==== THE RECORDS ====
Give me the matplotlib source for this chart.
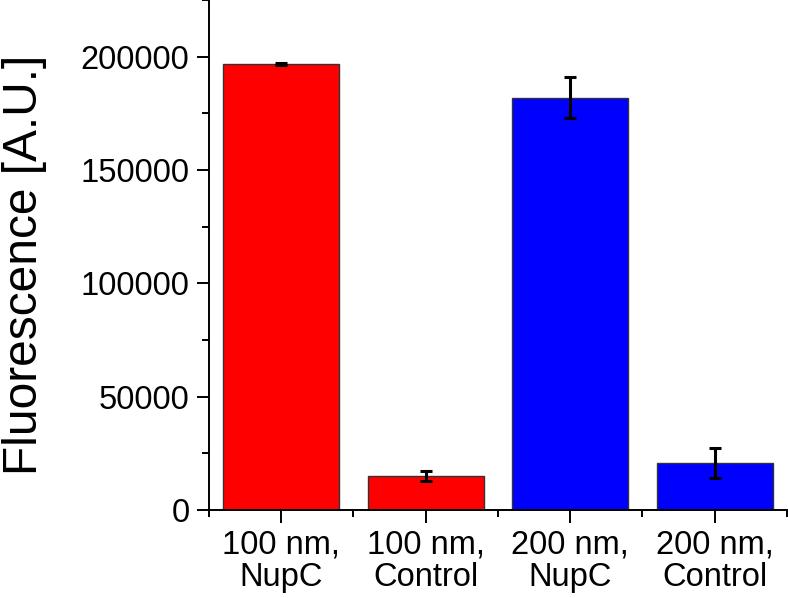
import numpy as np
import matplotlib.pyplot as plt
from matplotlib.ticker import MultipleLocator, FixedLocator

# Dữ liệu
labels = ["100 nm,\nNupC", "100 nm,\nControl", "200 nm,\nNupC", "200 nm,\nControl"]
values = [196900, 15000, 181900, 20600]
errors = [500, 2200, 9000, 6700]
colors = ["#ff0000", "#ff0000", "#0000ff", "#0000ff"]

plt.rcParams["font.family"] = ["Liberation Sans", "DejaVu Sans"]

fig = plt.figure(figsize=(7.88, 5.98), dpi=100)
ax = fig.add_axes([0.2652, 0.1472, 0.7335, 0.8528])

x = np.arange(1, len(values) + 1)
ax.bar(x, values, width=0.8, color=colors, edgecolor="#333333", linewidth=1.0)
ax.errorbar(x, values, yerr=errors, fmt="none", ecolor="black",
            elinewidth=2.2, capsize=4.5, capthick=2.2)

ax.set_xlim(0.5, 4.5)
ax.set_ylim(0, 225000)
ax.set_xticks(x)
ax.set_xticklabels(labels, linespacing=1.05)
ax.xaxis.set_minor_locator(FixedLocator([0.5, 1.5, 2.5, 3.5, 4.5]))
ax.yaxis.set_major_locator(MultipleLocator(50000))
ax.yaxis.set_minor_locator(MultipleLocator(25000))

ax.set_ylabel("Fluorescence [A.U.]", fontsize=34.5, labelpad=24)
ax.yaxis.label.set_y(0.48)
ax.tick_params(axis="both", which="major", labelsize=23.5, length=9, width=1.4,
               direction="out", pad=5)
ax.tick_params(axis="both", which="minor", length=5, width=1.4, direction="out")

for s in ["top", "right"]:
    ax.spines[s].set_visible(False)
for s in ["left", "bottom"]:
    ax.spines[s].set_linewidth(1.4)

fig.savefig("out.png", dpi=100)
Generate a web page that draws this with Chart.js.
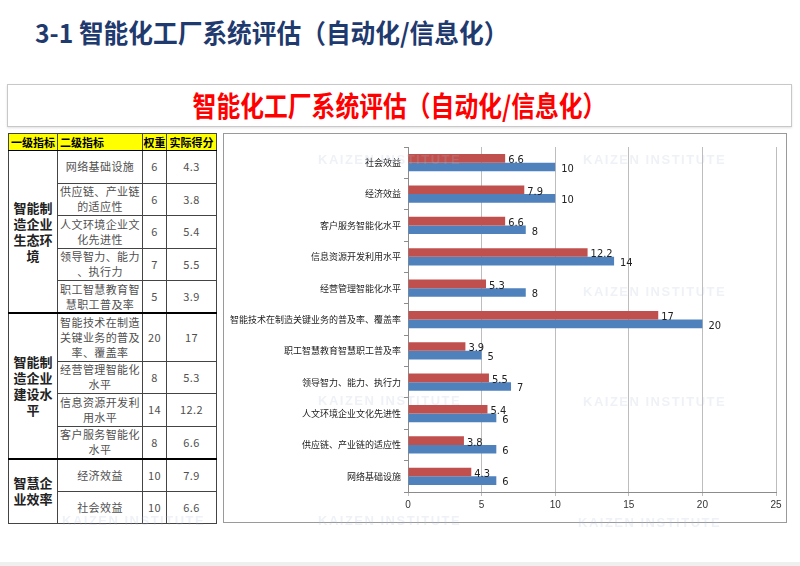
====
- **WHAT YOU ARE ASKED TO DO**
Go from the first line of the data above to the line containing "ax.yaxis.set_minor_locator(MultipleLocator(25000))" and retype exactly those lines, both included, but none of the pictures.

- **COMPLETED EXERCISE**
Give me the matplotlib source for this chart.
import numpy as np
import matplotlib.pyplot as plt
from matplotlib.ticker import MultipleLocator, FixedLocator

# Dữ liệu
labels = ["100 nm,\nNupC", "100 nm,\nControl", "200 nm,\nNupC", "200 nm,\nControl"]
values = [196900, 15000, 181900, 20600]
errors = [500, 2200, 9000, 6700]
colors = ["#ff0000", "#ff0000", "#0000ff", "#0000ff"]

plt.rcParams["font.family"] = ["Liberation Sans", "DejaVu Sans"]

fig = plt.figure(figsize=(7.88, 5.98), dpi=100)
ax = fig.add_axes([0.2652, 0.1472, 0.7335, 0.8528])

x = np.arange(1, len(values) + 1)
ax.bar(x, values, width=0.8, color=colors, edgecolor="#333333", linewidth=1.0)
ax.errorbar(x, values, yerr=errors, fmt="none", ecolor="black",
            elinewidth=2.2, capsize=4.5, capthick=2.2)

ax.set_xlim(0.5, 4.5)
ax.set_ylim(0, 225000)
ax.set_xticks(x)
ax.set_xticklabels(labels, linespacing=1.05)
ax.xaxis.set_minor_locator(FixedLocator([0.5, 1.5, 2.5, 3.5, 4.5]))
ax.yaxis.set_major_locator(MultipleLocator(50000))
ax.yaxis.set_minor_locator(MultipleLocator(25000))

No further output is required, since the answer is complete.